[Source code of charts]
------------------------------------------------------------------------

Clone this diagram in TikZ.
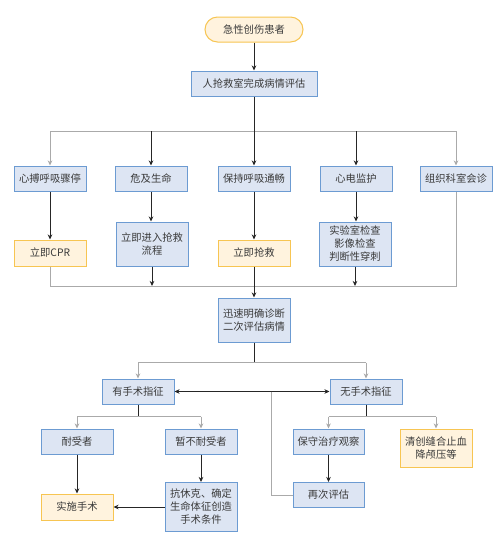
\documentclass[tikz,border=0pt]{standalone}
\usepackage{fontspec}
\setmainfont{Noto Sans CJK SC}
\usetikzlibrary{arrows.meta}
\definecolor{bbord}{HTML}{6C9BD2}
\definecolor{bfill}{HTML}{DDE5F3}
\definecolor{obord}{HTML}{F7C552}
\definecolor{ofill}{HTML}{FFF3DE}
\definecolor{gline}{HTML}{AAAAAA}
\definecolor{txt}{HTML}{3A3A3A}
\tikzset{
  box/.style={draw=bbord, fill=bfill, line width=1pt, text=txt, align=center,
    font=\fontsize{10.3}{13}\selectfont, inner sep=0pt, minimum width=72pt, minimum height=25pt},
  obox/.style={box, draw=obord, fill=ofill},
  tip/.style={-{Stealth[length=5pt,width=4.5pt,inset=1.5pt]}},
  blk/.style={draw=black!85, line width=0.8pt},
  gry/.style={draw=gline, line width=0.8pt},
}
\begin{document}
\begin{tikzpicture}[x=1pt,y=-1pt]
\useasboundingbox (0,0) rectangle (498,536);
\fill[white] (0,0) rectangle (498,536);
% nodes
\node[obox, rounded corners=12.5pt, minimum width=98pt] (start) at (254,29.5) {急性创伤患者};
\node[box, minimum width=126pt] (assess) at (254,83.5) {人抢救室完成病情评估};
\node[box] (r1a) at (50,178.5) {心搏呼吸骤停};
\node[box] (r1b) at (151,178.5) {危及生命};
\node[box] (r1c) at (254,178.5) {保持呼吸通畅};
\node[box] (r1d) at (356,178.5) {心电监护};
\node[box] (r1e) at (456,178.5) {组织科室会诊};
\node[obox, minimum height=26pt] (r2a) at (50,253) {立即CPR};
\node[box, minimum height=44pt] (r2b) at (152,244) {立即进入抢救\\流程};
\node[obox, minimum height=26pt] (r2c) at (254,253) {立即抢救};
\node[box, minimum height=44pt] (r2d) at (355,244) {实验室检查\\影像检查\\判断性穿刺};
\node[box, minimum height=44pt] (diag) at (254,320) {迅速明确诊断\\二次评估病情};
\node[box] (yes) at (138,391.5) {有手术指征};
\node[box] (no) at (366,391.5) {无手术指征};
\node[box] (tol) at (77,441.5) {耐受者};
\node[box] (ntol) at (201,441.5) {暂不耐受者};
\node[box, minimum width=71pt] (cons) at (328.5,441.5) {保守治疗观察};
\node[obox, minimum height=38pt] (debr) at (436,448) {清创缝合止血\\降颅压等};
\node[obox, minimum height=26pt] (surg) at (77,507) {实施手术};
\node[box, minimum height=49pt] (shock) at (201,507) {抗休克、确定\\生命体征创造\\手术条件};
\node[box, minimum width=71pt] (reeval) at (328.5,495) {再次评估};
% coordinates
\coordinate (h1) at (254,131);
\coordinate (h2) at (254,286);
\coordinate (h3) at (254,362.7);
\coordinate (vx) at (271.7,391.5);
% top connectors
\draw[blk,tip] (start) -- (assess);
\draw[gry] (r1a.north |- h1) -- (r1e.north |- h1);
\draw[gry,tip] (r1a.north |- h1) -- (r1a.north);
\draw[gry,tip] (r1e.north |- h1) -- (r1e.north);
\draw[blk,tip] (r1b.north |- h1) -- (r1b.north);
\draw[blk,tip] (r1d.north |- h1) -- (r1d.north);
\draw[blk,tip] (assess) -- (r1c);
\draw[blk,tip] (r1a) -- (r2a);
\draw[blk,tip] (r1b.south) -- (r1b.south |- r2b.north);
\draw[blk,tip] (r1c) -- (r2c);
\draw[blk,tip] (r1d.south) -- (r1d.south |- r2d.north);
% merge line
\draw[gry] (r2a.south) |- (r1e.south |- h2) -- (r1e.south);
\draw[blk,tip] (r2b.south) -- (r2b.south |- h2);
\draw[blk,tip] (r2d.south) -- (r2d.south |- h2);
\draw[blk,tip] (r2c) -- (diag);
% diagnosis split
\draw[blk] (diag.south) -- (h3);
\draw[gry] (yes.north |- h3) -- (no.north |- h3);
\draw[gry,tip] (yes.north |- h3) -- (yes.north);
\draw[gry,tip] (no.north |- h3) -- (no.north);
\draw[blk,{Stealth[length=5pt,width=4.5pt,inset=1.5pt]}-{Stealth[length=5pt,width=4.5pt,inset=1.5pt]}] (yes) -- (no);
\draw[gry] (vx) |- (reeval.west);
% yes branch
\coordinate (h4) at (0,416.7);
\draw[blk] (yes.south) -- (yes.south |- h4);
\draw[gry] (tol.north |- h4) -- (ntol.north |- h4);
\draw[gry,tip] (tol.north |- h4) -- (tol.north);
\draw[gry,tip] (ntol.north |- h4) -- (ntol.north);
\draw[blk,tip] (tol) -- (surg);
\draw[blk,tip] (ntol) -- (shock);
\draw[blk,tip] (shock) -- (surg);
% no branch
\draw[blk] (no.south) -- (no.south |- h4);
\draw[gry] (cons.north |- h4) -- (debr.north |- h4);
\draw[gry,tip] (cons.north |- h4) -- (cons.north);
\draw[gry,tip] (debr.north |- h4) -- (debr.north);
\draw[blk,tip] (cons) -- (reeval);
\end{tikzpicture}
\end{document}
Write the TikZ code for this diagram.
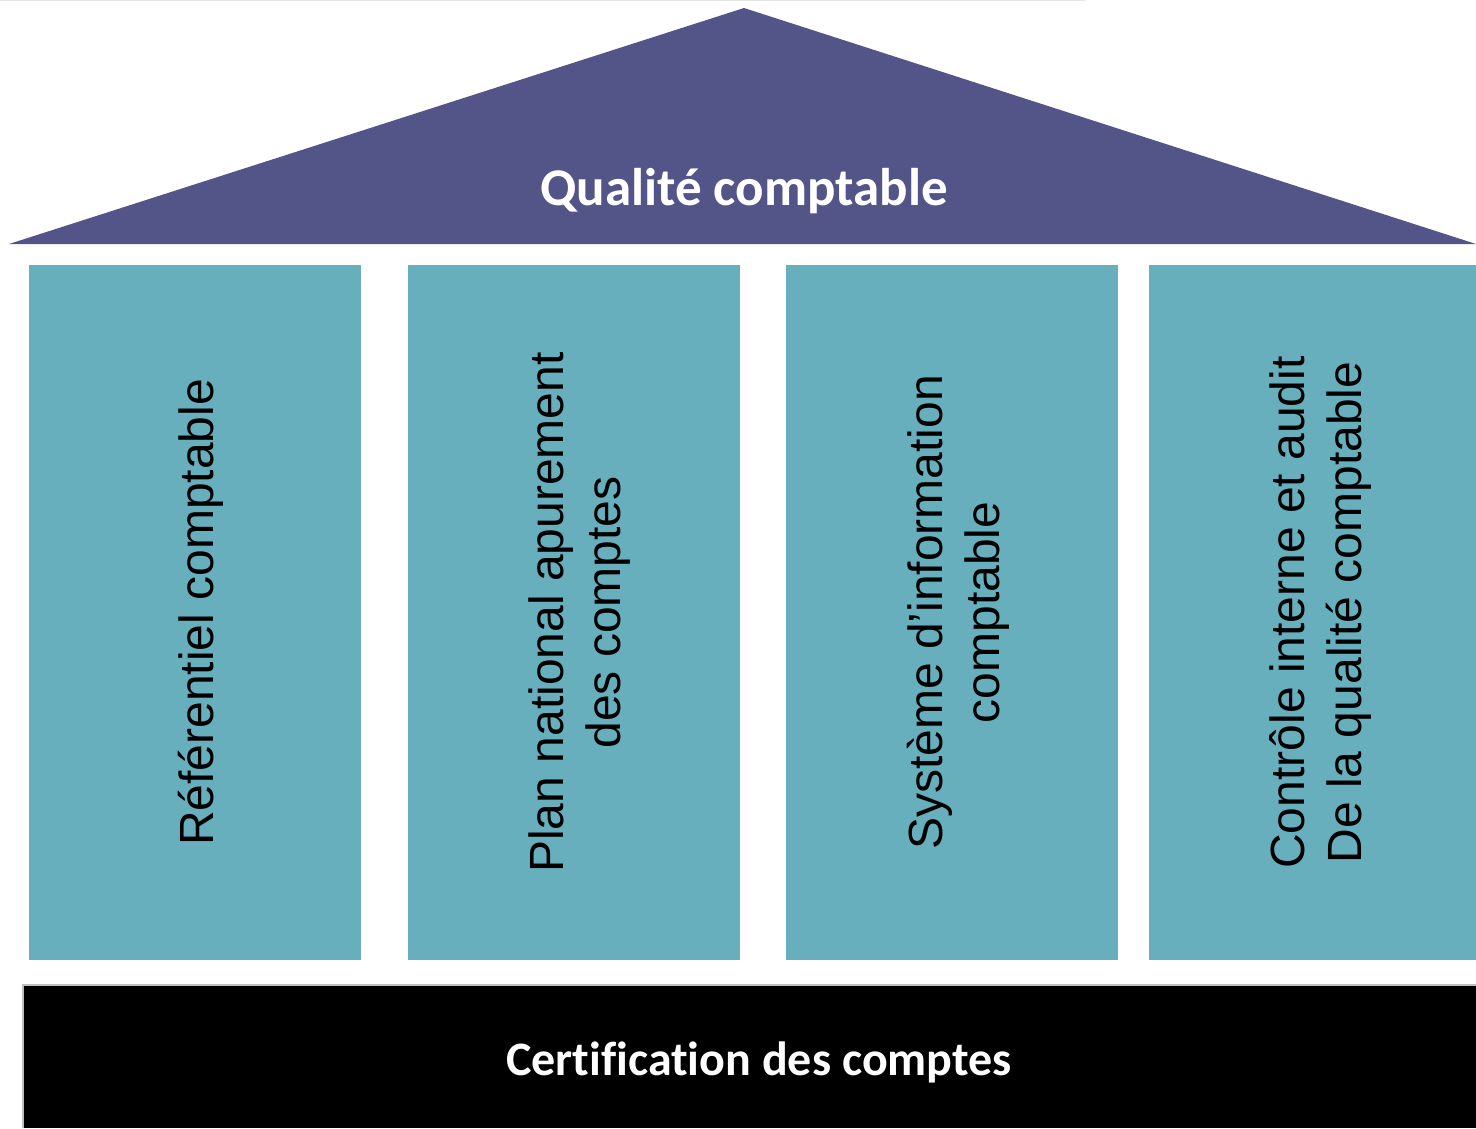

------------------------------------------------------------------------

Give all the entries again exactly, dropping each picture.

Clone this diagram in TikZ.
\documentclass[tikz,border=0pt]{standalone}
\usepackage{fontspec}
\setmainfont{Noto Sans CJK SC}
\usetikzlibrary{arrows.meta}
\definecolor{bbord}{HTML}{6C9BD2}
\definecolor{bfill}{HTML}{DDE5F3}
\definecolor{obord}{HTML}{F7C552}
\definecolor{ofill}{HTML}{FFF3DE}
\definecolor{gline}{HTML}{AAAAAA}
\definecolor{txt}{HTML}{3A3A3A}
\tikzset{
  box/.style={draw=bbord, fill=bfill, line width=1pt, text=txt, align=center,
    font=\fontsize{10.3}{13}\selectfont, inner sep=0pt, minimum width=72pt, minimum height=25pt},
  obox/.style={box, draw=obord, fill=ofill},
  tip/.style={-{Stealth[length=5pt,width=4.5pt,inset=1.5pt]}},
  blk/.style={draw=black!85, line width=0.8pt},
  gry/.style={draw=gline, line width=0.8pt},
}
\begin{document}
\begin{tikzpicture}[x=1pt,y=-1pt]
\useasboundingbox (0,0) rectangle (498,536);
\fill[white] (0,0) rectangle (498,536);
% nodes
\node[obox, rounded corners=12.5pt, minimum width=98pt] (start) at (254,29.5) {急性创伤患者};
\node[box, minimum width=126pt] (assess) at (254,83.5) {人抢救室完成病情评估};
\node[box] (r1a) at (50,178.5) {心搏呼吸骤停};
\node[box] (r1b) at (151,178.5) {危及生命};
\node[box] (r1c) at (254,178.5) {保持呼吸通畅};
\node[box] (r1d) at (356,178.5) {心电监护};
\node[box] (r1e) at (456,178.5) {组织科室会诊};
\node[obox, minimum height=26pt] (r2a) at (50,253) {立即CPR};
\node[box, minimum height=44pt] (r2b) at (152,244) {立即进入抢救\\流程};
\node[obox, minimum height=26pt] (r2c) at (254,253) {立即抢救};
\node[box, minimum height=44pt] (r2d) at (355,244) {实验室检查\\影像检查\\判断性穿刺};
\node[box, minimum height=44pt] (diag) at (254,320) {迅速明确诊断\\二次评估病情};
\node[box] (yes) at (138,391.5) {有手术指征};
\node[box] (no) at (366,391.5) {无手术指征};
\node[box] (tol) at (77,441.5) {耐受者};
\node[box] (ntol) at (201,441.5) {暂不耐受者};
\node[box, minimum width=71pt] (cons) at (328.5,441.5) {保守治疗观察};
\node[obox, minimum height=38pt] (debr) at (436,448) {清创缝合止血\\降颅压等};
\node[obox, minimum height=26pt] (surg) at (77,507) {实施手术};
\node[box, minimum height=49pt] (shock) at (201,507) {抗休克、确定\\生命体征创造\\手术条件};
\node[box, minimum width=71pt] (reeval) at (328.5,495) {再次评估};
% coordinates
\coordinate (h1) at (254,131);
\coordinate (h2) at (254,286);
\coordinate (h3) at (254,362.7);
\coordinate (vx) at (271.7,391.5);
% top connectors
\draw[blk,tip] (start) -- (assess);
\draw[gry] (r1a.north |- h1) -- (r1e.north |- h1);
\draw[gry,tip] (r1a.north |- h1) -- (r1a.north);
\draw[gry,tip] (r1e.north |- h1) -- (r1e.north);
\draw[blk,tip] (r1b.north |- h1) -- (r1b.north);
\draw[blk,tip] (r1d.north |- h1) -- (r1d.north);
\draw[blk,tip] (assess) -- (r1c);
\draw[blk,tip] (r1a) -- (r2a);
\draw[blk,tip] (r1b.south) -- (r1b.south |- r2b.north);
\draw[blk,tip] (r1c) -- (r2c);
\draw[blk,tip] (r1d.south) -- (r1d.south |- r2d.north);
% merge line
\draw[gry] (r2a.south) |- (r1e.south |- h2) -- (r1e.south);
\draw[blk,tip] (r2b.south) -- (r2b.south |- h2);
\draw[blk,tip] (r2d.south) -- (r2d.south |- h2);
\draw[blk,tip] (r2c) -- (diag);
% diagnosis split
\draw[blk] (diag.south) -- (h3);
\draw[gry] (yes.north |- h3) -- (no.north |- h3);
\draw[gry,tip] (yes.north |- h3) -- (yes.north);
\draw[gry,tip] (no.north |- h3) -- (no.north);
\draw[blk,{Stealth[length=5pt,width=4.5pt,inset=1.5pt]}-{Stealth[length=5pt,width=4.5pt,inset=1.5pt]}] (yes) -- (no);
\draw[gry] (vx) |- (reeval.west);
% yes branch
\coordinate (h4) at (0,416.7);
\draw[blk] (yes.south) -- (yes.south |- h4);
\draw[gry] (tol.north |- h4) -- (ntol.north |- h4);
\draw[gry,tip] (tol.north |- h4) -- (tol.north);
\draw[gry,tip] (ntol.north |- h4) -- (ntol.north);
\draw[blk,tip] (tol) -- (surg);
\draw[blk,tip] (ntol) -- (shock);
\draw[blk,tip] (shock) -- (surg);
% no branch
\draw[blk] (no.south) -- (no.south |- h4);
\draw[gry] (cons.north |- h4) -- (debr.north |- h4);
\draw[gry,tip] (cons.north |- h4) -- (cons.north);
\draw[gry,tip] (debr.north |- h4) -- (debr.north);
\draw[blk,tip] (cons) -- (reeval);
\end{tikzpicture}
\end{document}
Write the TikZ code for this diagram.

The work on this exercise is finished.